East Coast, Here we come! Philadelphia, Boston, and New York City!

PHILADELPHIA, BOSTON, AND NEW YORK CITY--HERE WE COME! Seeing, handling, touching, acting out, experiencing, reading outloud---these are the live experiences that make history feel real. Since my children were very little, I have purposed to plan ways that they could really experience what we studied.

Missions was not just be a story that someone else lived, that we read about.  I wanted my children to experience being in a foreign country and eating foreign food and hearing a foreign language, while seeing the great needs of others.

Serving in a soup kitchen or babysitting at a single mom center for battered women makes needs more real, because children get to put a name to a face that they can pray for over months.Seeing how blessed we are as Americans is a nice thought, but when a child sees homeless children or feels what it is like to be hungry, they have a whole new understanding of poverty, or material wealth or whatever!

For this reason, since my oldest children were very small, I have intentionally planned and purposed to give them real life experiences so that they could really get a more realistic understanding of those we studied. It is why we have been such travelers. Reading about historical figures is inspiring, but seeing places they lived or built or battles where they were fought gives them a more realistic understanding of the issues of stress, physical limitations, issues in the lives of the people they have studied.

So travel has always been a central part of our lives. I could not do this in certain seasons of life, but I learned very early, that my little ones could be very happy in a car if I gave them things to play with, draw, munch on, or listen to and so we have traveled our whole lives. It started when my older kids were young. Clay worked for 3 weeks on our book catalogue every year and my friend's husband had 3 very busy weeks with his animal husbandry business, so we planned a trip together every spring. Finding museums, battlefields, cafes, art galleries, and more were our goal. Always we would have 2 or 3 books on tape to listen to about the places or people we were going to visit.

This year, our little history group below, are planning a history trip to Philadelphia, Boston and New York City. We have been studying American history--early years for the last 9 months, saving our money and planning our trip. We will be in these three cities during mid-October. I would be happy to speak one evening in each city. If you have a support group or mom's group that you would like for me to address, please send any requests to Sally@wholeheart.org and I will give them to my sweet two other mom friends and they will help me figure it all out.
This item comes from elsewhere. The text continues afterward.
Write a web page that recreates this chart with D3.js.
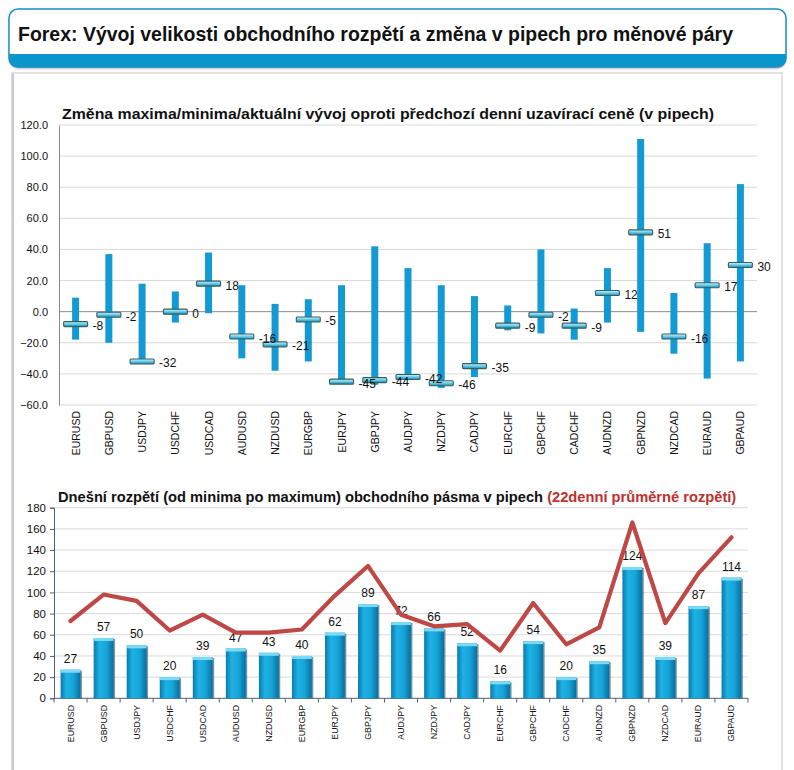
<!DOCTYPE html>
<html><head><meta charset="utf-8">
<script src="https://cdn.jsdelivr.net/npm/d3@7"></script>
<style>body{margin:0;background:#fff;}svg{display:block;font-family:"Liberation Sans",Arial,sans-serif;}</style>
</head><body>
<svg id="c" width="794" height="770"></svg>
<script>
const pairs = ["EURUSD","GBPUSD","USDJPY","USDCHF","USDCAD","AUDUSD","NZDUSD","EURGBP","EURJPY","GBPJPY","AUDJPY","NZDJPY","CADJPY","EURCHF","GBPCHF","CADCHF","AUDNZD","GBPNZD","NZDCAD","EURAUD","GBPAUD"];
const highs = [9,37,18,13,38,17,5,8,17,42,28,17,10,4,40,2,28,111,12,44,82];
const lows = [-18,-20,-32,-7,-1,-30,-38,-32,-45,-47,-44,-49,-42,-12,-14,-18,-7,-13,-27,-43,-32];
const current = [-8,-2,-32,0,18,-16,-21,-5,-45,-44,-42,-46,-35,-9,-2,-9,12,51,-16,17,30];
const ranges = [27,57,50,20,39,47,43,40,62,89,72,66,52,16,54,20,35,124,39,87,114];
const avg22 = [73,98,92,64,79,62,62,65,97,125,79,68,70,45,90,51,67,166,71,118,152];
const topTicks = [-60,-40,-20,0,20,40,60,80,100,120];
const botTicks = [0,20,40,60,80,100,120,140,160,180];
const mainTitle = "Forex: Vývoj velikosti obchodního rozpětí a změna v pipech pro měnové páry";
const topTitle = "Změna maxima/minima/aktuální vývoj oproti předchozí denní uzavírací ceně (v pipech)";
const botTitleA = "Dnešní rozpětí (od minima po maximum) obchodního pásma v pipech ";
const botTitleB = "(22denní průměrné rozpětí)";

const svg = d3.select("#c");
const defs = svg.append("defs");

// gradients
const mg = defs.append("linearGradient").attr("id","mk").attr("x1",0).attr("y1",0).attr("x2",0).attr("y2",1);
[["0%","#d4f4fc"],["45%","#6fd0ee"],["100%","#1a8cb8"]].forEach(s=>mg.append("stop").attr("offset",s[0]).attr("stop-color",s[1]));
const bg = defs.append("linearGradient").attr("id","bar").attr("x1",0).attr("y1",0).attr("x2",1).attr("y2",0);
[["0%","#0a7aae"],["30%","#1fb2e4"],["65%","#16a4d8"],["100%","#0a6e9e"]].forEach(s=>bg.append("stop").attr("offset",s[0]).attr("stop-color",s[1]));
const hc = defs.append("clipPath").attr("id","hclip");
hc.append("rect").attr("x",9).attr("y",9).attr("width",777).attr("height",58).attr("rx",9);
const sh = defs.append("filter").attr("id","shadow").attr("x","-5%").attr("y","-5%").attr("width","110%").attr("height","120%");
sh.append("feDropShadow").attr("dx",0).attr("dy",1.5).attr("stdDeviation",1.2).attr("flood-color","#000").attr("flood-opacity",0.35);

// header
svg.append("rect").attr("x",9).attr("y",9).attr("width",777).attr("height",58).attr("rx",9)
  .attr("fill","#fff").attr("filter","url(#shadow)");
svg.append("rect").attr("x",0).attr("y",54).attr("width",794).attr("height",14).attr("fill","#0a95cc").attr("clip-path","url(#hclip)");
svg.append("rect").attr("x",9).attr("y",9).attr("width",777).attr("height",58).attr("rx",9)
  .attr("fill","none").attr("stroke","#1a8fc6").attr("stroke-width",1.5);
svg.append("text").attr("x",18).attr("y",41).attr("font-size",20.5).attr("font-weight","bold").attr("fill","#111")
  .attr("textLength",715).attr("lengthAdjust","spacingAndGlyphs").text(mainTitle);

// panel
svg.append("rect").attr("x",12).attr("y",73).attr("width",770).attr("height",720)
  .attr("fill","#fff").attr("stroke","#cfcfcf").attr("stroke-width",1.2);
svg.append("line").attr("x1",13).attr("x2",13).attr("y1",74).attr("y2",770).attr("stroke","#bbb").attr("stroke-width",1.5);

// ---------- top chart ----------
const x1 = d3.scaleBand().domain(pairs).range([59,757]);
const y1 = d3.scaleLinear().domain([-60,120]).range([405,125]);
const g1 = svg.append("g");
g1.append("text").attr("x",62).attr("y",119).attr("font-size",15).attr("font-weight","bold").attr("fill","#111")
  .attr("textLength",652).attr("lengthAdjust","spacingAndGlyphs").text(topTitle);
g1.selectAll("line.grid").data(topTicks).join("line").attr("class","grid")
  .attr("x1",59).attr("x2",757).attr("y1",d=>y1(d)).attr("y2",d=>y1(d))
  .attr("stroke",d=>d===0?"#8a8a8a":"#d9d9d9").attr("stroke-width",1);
const ax1 = g1.append("g").attr("transform","translate(59,0)")
  .call(d3.axisLeft(y1).tickValues(topTicks).tickFormat(d3.format(".1f")).tickSize(0).tickPadding(11));
ax1.select(".domain").attr("stroke","#8a8a8a");
ax1.selectAll("text").attr("font-size",11).attr("fill","#111").attr("font-family","Liberation Sans, Arial, sans-serif");
// bars
g1.selectAll("rect.rng").data(pairs).join("rect").attr("class","rng")
  .attr("x",(d)=>x1(d)+x1.bandwidth()/2-3.5).attr("width",7)
  .attr("y",(d,i)=>y1(highs[i])).attr("height",(d,i)=>y1(lows[i])-y1(highs[i]))
  .attr("fill","#139ad3");
// markers
g1.selectAll("rect.mk").data(pairs).join("rect").attr("class","mk")
  .attr("x",d=>x1(d)+x1.bandwidth()/2-12).attr("width",24)
  .attr("y",(d,i)=>y1(current[i])-2.5).attr("height",5).attr("rx",1)
  .attr("fill","url(#mk)").attr("stroke","#36605e").attr("stroke-width",1.1);
g1.selectAll("text.lbl").data(pairs).join("text").attr("class","lbl")
  .attr("x",d=>x1(d)+x1.bandwidth()/2+17).attr("y",(d,i)=>y1(current[i])+6)
  .attr("font-size",12).attr("fill","#111").text((d,i)=>current[i]);
// x labels
g1.selectAll("text.xl").data(pairs).join("text").attr("class","xl")
  .attr("transform",d=>`translate(${x1(d)+x1.bandwidth()/2+4},411) rotate(-90)`)
  .attr("text-anchor","end").attr("font-size",10.5).attr("fill","#111").text(d=>d);

// ---------- bottom chart ----------
const x2 = d3.scaleBand().domain(pairs).range([54,748]).paddingInner(0.4).paddingOuter(0.2);
const xc = d3.scaleBand().domain(pairs).range([54,748]);
const y2 = d3.scaleLinear().domain([0,180]).range([698.3,507.7]);
const g2 = svg.append("g");
const bt = g2.append("text").attr("x",58).attr("y",502).attr("font-size",15).attr("font-weight","bold").attr("fill","#111");
bt.append("tspan").text(botTitleA);
bt.append("tspan").attr("fill","#c0302e").text(botTitleB);
const natural = bt.node().getComputedTextLength();
bt.attr("font-size",15*679/natural);

g2.selectAll("line.grid").data(botTicks.slice(1)).join("line").attr("class","grid")
  .attr("x1",54).attr("x2",748).attr("y1",d=>y2(d)).attr("y2",d=>y2(d))
  .attr("stroke","#d9d9d9").attr("stroke-width",1);
const ax2 = g2.append("g").attr("transform","translate(54,0)")
  .call(d3.axisLeft(y2).tickValues(botTicks).tickSize(4).tickPadding(4));
ax2.selectAll(".domain, line").attr("stroke","#4f5f78");
ax2.selectAll("text").attr("font-size",11.5).attr("fill","#111").attr("font-family","Liberation Sans, Arial, sans-serif");
// bottom axis
g2.append("line").attr("x1",54).attr("x2",748).attr("y1",698.3).attr("y2",698.3).attr("stroke","#4f5f78");
g2.selectAll("line.xt").data(pairs.concat(["__end"])).join("line").attr("class","xt")
  .attr("x1",(d,i)=>54+i*xc.bandwidth()).attr("x2",(d,i)=>54+i*xc.bandwidth())
  .attr("y1",698.3).attr("y2",702.5).attr("stroke","#4f5f78");
// bars
const bars = g2.selectAll("g.bar").data(pairs).join("g").attr("class","bar");
bars.append("rect").attr("x",d=>x2(d)+1.5).attr("width",x2.bandwidth())
  .attr("y",(d,i)=>y2(ranges[i])+1).attr("height",(d,i)=>y2(0)-y2(ranges[i])-1)
  .attr("fill","#0d4f6e").attr("opacity",0.6);
bars.append("rect").attr("x",d=>x2(d)).attr("width",x2.bandwidth())
  .attr("y",(d,i)=>y2(ranges[i])).attr("height",(d,i)=>y2(0)-y2(ranges[i]))
  .attr("fill","url(#bar)");
bars.append("rect").attr("x",d=>x2(d)).attr("width",x2.bandwidth())
  .attr("y",(d,i)=>y2(ranges[i])).attr("height",3).attr("fill","#7ddaf4");
g2.selectAll("text.vl").data(pairs).join("text").attr("class","vl")
  .attr("x",d=>xc(d)+xc.bandwidth()/2).attr("y",(d,i)=>y2(ranges[i])-7)
  .attr("text-anchor","middle").attr("font-size",12).attr("fill","#111").text((d,i)=>ranges[i]);
// line
const line = d3.line().x(d=>xc(d.p)+xc.bandwidth()/2).y(d=>y2(d.v));
g2.append("path").datum(pairs.map((p,i)=>({p,v:avg22[i]})))
  .attr("d",line).attr("fill","none").attr("stroke","#bd4845").attr("stroke-width",4.2)
  .attr("stroke-linejoin","round").attr("stroke-linecap","round");
// x labels
g2.selectAll("text.xl").data(pairs).join("text").attr("class","xl")
  .attr("transform",d=>`translate(${xc(d)+xc.bandwidth()/2+3},705) rotate(-90)`)
  .attr("text-anchor","end").attr("font-size",8.8).attr("fill","#111").text(d=>d);
</script>
</body></html>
As it has happened over the years, we have often stayed in homes of people, shared meals together and we have made many of our close friends just from meeting with people we found on my blog. It always makes Clay feel better to know we are not in a city without friends close by.

And just maybe we travel not so much out of philosophical reasons, but more because I love to travel and get away and am too adhd to sit still all the time. So I look forward to hearing from you.

Below is the trip we took last year. What great memories we have stored over the years. Our history group has shrunk over the years as our children have graduated and left home. We are down to 2 girls and two boys and 3 moms!

PS We are going to be on the train and will not have a way to go outside of the public transportation in each city---so I will speak to groups in the cities!

 

Deb Weakly, mom; Jack, 13; and Christie, 16; Shelley Rose, mom; Jackson, 13 and Joy, 15 and me.

“Fear less, hope more; eat less, chew more; whine less, breathe more; talk less, say more; love more, and all good things will be yours.”

Swedish proverb

  

Not many people have driven to Sweden, but our history group has extraordinary powers! Well, really, we just drove to mini Sweden, AKA  Linsborg, Kansas. Miss Sally, Deb and Shelley and their children hopped in a red mini van and began their seven hour adventure driving to Kansas. After much groaning, exciting wheat watching and about 50,000 cows and windmills to observe, we finally arrived at out destination. What followed was two days of good old fashioned Swedish fun. Bicycles built for five, Dala horses built for none, (but piled with four) and pickled herring. Yum! Swedish pancakes and hot chocolate, Swedish dancing, vikings on sticks (meant for eating) and one cold bleacher. If you have nothing to do two years from now for the Hylliningsfest, we strongly suggest you check it out. -Joy, 14; and Jackson, 12. (our next door neighbors for several years and friends for 10 years--the kids are like brother and sister or cousins.) 

If you would like to view more pictures, I will post a website for you to visit. 

Getting atop a Dala horse is harder than you think. Dala Horses were all over town. 

(There is a legend that says that it was a young boy on top of a Dala Horse that saved the people from the bad trolls and elves. So Dala horses are always Scandanavian--primarily Swedish.)